EXERCISE DESCRIPTION: Drop the images; return everything else in the listing below exactly.

━━━ RECORDED INFORMATION

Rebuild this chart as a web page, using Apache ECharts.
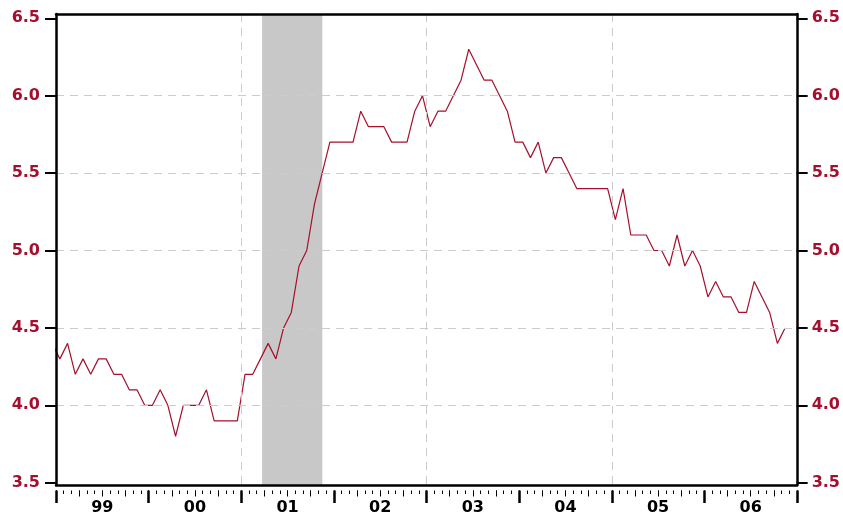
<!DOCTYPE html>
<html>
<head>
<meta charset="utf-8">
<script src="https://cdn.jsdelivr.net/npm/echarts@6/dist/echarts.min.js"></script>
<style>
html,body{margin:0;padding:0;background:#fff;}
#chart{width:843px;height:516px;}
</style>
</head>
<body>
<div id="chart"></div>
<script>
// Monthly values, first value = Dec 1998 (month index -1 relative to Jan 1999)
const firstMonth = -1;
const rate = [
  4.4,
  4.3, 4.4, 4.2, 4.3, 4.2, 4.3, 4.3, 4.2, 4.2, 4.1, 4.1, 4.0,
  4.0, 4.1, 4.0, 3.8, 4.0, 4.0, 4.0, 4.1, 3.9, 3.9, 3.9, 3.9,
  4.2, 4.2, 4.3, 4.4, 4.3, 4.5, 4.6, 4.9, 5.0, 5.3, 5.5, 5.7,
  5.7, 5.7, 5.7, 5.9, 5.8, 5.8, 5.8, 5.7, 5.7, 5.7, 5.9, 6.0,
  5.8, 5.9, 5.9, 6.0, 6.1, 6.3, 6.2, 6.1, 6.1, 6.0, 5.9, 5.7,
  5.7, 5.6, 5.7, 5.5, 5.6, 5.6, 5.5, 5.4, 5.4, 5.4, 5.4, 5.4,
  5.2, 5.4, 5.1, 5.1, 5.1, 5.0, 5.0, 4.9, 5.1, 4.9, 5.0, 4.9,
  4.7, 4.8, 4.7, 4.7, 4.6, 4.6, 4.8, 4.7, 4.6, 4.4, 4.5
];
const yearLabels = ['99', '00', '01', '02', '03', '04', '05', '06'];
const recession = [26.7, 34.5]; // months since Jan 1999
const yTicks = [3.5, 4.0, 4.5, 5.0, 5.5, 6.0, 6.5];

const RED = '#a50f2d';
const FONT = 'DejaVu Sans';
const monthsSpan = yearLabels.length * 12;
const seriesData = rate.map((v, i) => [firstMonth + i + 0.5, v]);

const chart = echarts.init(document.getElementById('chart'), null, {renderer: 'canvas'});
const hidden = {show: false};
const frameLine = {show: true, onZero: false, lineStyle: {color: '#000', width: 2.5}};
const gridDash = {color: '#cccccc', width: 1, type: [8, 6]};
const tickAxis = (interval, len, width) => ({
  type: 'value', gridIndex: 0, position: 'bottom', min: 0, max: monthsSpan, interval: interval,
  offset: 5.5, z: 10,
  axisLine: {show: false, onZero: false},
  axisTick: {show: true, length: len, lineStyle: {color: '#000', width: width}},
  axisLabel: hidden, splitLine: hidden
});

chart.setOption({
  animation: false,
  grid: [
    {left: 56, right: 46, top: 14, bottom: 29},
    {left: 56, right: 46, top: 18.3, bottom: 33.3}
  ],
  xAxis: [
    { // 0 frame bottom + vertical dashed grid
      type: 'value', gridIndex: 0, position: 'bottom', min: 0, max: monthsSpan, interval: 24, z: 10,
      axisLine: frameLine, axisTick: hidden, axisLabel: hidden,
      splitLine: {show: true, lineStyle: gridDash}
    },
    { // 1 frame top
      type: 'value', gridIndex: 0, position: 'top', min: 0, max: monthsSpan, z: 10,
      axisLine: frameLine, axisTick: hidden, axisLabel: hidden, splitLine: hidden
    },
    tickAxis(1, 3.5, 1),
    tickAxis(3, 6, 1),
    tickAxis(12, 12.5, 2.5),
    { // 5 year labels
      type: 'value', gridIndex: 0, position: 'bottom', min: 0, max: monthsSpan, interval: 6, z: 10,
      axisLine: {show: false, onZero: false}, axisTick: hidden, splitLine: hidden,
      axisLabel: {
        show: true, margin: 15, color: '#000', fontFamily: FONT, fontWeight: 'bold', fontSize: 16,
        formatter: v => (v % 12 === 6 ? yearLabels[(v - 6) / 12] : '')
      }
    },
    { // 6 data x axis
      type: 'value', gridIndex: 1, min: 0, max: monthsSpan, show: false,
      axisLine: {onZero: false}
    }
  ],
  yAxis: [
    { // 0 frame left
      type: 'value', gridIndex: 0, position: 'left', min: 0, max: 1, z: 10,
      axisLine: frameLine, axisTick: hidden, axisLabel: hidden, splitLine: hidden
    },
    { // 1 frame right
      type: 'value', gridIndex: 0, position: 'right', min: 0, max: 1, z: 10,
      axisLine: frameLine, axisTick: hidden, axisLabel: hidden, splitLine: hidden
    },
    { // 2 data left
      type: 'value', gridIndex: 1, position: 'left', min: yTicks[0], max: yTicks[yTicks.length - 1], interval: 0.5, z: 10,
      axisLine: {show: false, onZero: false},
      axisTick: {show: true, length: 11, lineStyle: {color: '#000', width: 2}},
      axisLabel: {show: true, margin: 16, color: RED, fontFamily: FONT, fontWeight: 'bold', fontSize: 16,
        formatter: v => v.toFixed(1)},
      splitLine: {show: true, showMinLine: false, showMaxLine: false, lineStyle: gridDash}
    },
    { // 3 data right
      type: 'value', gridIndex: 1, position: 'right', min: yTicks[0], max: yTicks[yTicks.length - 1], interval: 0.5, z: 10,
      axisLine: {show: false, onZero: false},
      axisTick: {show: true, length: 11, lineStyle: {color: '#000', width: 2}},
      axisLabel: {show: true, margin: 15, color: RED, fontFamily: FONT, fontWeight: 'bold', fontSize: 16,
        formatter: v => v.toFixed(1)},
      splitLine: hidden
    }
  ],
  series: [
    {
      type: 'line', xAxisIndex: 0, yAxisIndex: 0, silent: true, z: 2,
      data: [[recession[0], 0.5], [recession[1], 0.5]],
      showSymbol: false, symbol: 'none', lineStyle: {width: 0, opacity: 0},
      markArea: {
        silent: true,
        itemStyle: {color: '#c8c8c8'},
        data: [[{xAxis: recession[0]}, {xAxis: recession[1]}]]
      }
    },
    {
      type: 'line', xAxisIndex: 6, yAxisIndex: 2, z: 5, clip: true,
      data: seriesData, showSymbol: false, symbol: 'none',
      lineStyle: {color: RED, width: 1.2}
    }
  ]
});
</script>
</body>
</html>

━━━━━━

SOLUTION FOR THIS PROBLEM:
Rebuild this chart as a web page, using Apache ECharts.
<!DOCTYPE html>
<html>
<head>
<meta charset="utf-8">
<script src="https://cdn.jsdelivr.net/npm/echarts@6/dist/echarts.min.js"></script>
<style>
html,body{margin:0;padding:0;background:#fff;}
#chart{width:843px;height:516px;}
</style>
</head>
<body>
<div id="chart"></div>
<script>
// Monthly values, first value = Dec 1998 (month index -1 relative to Jan 1999)
const firstMonth = -1;
const rate = [
  4.4,
  4.3, 4.4, 4.2, 4.3, 4.2, 4.3, 4.3, 4.2, 4.2, 4.1, 4.1, 4.0,
  4.0, 4.1, 4.0, 3.8, 4.0, 4.0, 4.0, 4.1, 3.9, 3.9, 3.9, 3.9,
  4.2, 4.2, 4.3, 4.4, 4.3, 4.5, 4.6, 4.9, 5.0, 5.3, 5.5, 5.7,
  5.7, 5.7, 5.7, 5.9, 5.8, 5.8, 5.8, 5.7, 5.7, 5.7, 5.9, 6.0,
  5.8, 5.9, 5.9, 6.0, 6.1, 6.3, 6.2, 6.1, 6.1, 6.0, 5.9, 5.7,
  5.7, 5.6, 5.7, 5.5, 5.6, 5.6, 5.5, 5.4, 5.4, 5.4, 5.4, 5.4,
  5.2, 5.4, 5.1, 5.1, 5.1, 5.0, 5.0, 4.9, 5.1, 4.9, 5.0, 4.9,
  4.7, 4.8, 4.7, 4.7, 4.6, 4.6, 4.8, 4.7, 4.6, 4.4, 4.5
];
const yearLabels = ['99', '00', '01', '02', '03', '04', '05', '06'];
const recession = [26.7, 34.5]; // months since Jan 1999
const yTicks = [3.5, 4.0, 4.5, 5.0, 5.5, 6.0, 6.5];

const RED = '#a50f2d';
const FONT = 'DejaVu Sans';
const monthsSpan = yearLabels.length * 12;
const seriesData = rate.map((v, i) => [firstMonth + i + 0.5, v]);

const chart = echarts.init(document.getElementById('chart'), null, {renderer: 'canvas'});
const hidden = {show: false};
const frameLine = {show: true, onZero: false, lineStyle: {color: '#000', width: 2.5}};
const gridDash = {color: '#cccccc', width: 1, type: [8, 6]};
const tickAxis = (interval, len, width) => ({
  type: 'value', gridIndex: 0, position: 'bottom', min: 0, max: monthsSpan, interval: interval,
  offset: 5.5, z: 10,
  axisLine: {show: false, onZero: false},
  axisTick: {show: true, length: len, lineStyle: {color: '#000', width: width}},
  axisLabel: hidden, splitLine: hidden
});

chart.setOption({
  animation: false,
  grid: [
    {left: 56, right: 46, top: 14, bottom: 29},
    {left: 56, right: 46, top: 18.3, bottom: 33.3}
  ],
  xAxis: [
    { // 0 frame bottom + vertical dashed grid
      type: 'value', gridIndex: 0, position: 'bottom', min: 0, max: monthsSpan, interval: 24, z: 10,
      axisLine: frameLine, axisTick: hidden, axisLabel: hidden,
      splitLine: {show: true, lineStyle: gridDash}
    },
    { // 1 frame top
      type: 'value', gridIndex: 0, position: 'top', min: 0, max: monthsSpan, z: 10,
      axisLine: frameLine, axisTick: hidden, axisLabel: hidden, splitLine: hidden
    },
    tickAxis(1, 3.5, 1),
    tickAxis(3, 6, 1),
    tickAxis(12, 12.5, 2.5),
    { // 5 year labels
      type: 'value', gridIndex: 0, position: 'bottom', min: 0, max: monthsSpan, interval: 6, z: 10,
      axisLine: {show: false, onZero: false}, axisTick: hidden, splitLine: hidden,
      axisLabel: {
        show: true, margin: 15, color: '#000', fontFamily: FONT, fontWeight: 'bold', fontSize: 16,
        formatter: v => (v % 12 === 6 ? yearLabels[(v - 6) / 12] : '')
      }
    },
    { // 6 data x axis
      type: 'value', gridIndex: 1, min: 0, max: monthsSpan, show: false,
      axisLine: {onZero: false}
    }
  ],
  yAxis: [
    { // 0 frame left
      type: 'value', gridIndex: 0, position: 'left', min: 0, max: 1, z: 10,
      axisLine: frameLine, axisTick: hidden, axisLabel: hidden, splitLine: hidden
    },
    { // 1 frame right
      type: 'value', gridIndex: 0, position: 'right', min: 0, max: 1, z: 10,
      axisLine: frameLine, axisTick: hidden, axisLabel: hidden, splitLine: hidden
    },
    { // 2 data left
      type: 'value', gridIndex: 1, position: 'left', min: yTicks[0], max: yTicks[yTicks.length - 1], interval: 0.5, z: 10,
      axisLine: {show: false, onZero: false},
      axisTick: {show: true, length: 11, lineStyle: {color: '#000', width: 2}},
      axisLabel: {show: true, margin: 16, color: RED, fontFamily: FONT, fontWeight: 'bold', fontSize: 16,
        formatter: v => v.toFixed(1)},
      splitLine: {show: true, showMinLine: false, showMaxLine: false, lineStyle: gridDash}
    },
    { // 3 data right
      type: 'value', gridIndex: 1, position: 'right', min: yTicks[0], max: yTicks[yTicks.length - 1], interval: 0.5, z: 10,
      axisLine: {show: false, onZero: false},
      axisTick: {show: true, length: 11, lineStyle: {color: '#000', width: 2}},
      axisLabel: {show: true, margin: 15, color: RED, fontFamily: FONT, fontWeight: 'bold', fontSize: 16,
        formatter: v => v.toFixed(1)},
      splitLine: hidden
    }
  ],
  series: [
    {
      type: 'line', xAxisIndex: 0, yAxisIndex: 0, silent: true, z: 2,
      data: [[recession[0], 0.5], [recession[1], 0.5]],
      showSymbol: false, symbol: 'none', lineStyle: {width: 0, opacity: 0},
      markArea: {
        silent: true,
        itemStyle: {color: '#c8c8c8'},
        data: [[{xAxis: recession[0]}, {xAxis: recession[1]}]]
      }
    },
    {
      type: 'line', xAxisIndex: 6, yAxisIndex: 2, z: 5, clip: true,
      data: seriesData, showSymbol: false, symbol: 'none',
      lineStyle: {color: RED, width: 1.2}
    }
  ]
});
</script>
</body>
</html>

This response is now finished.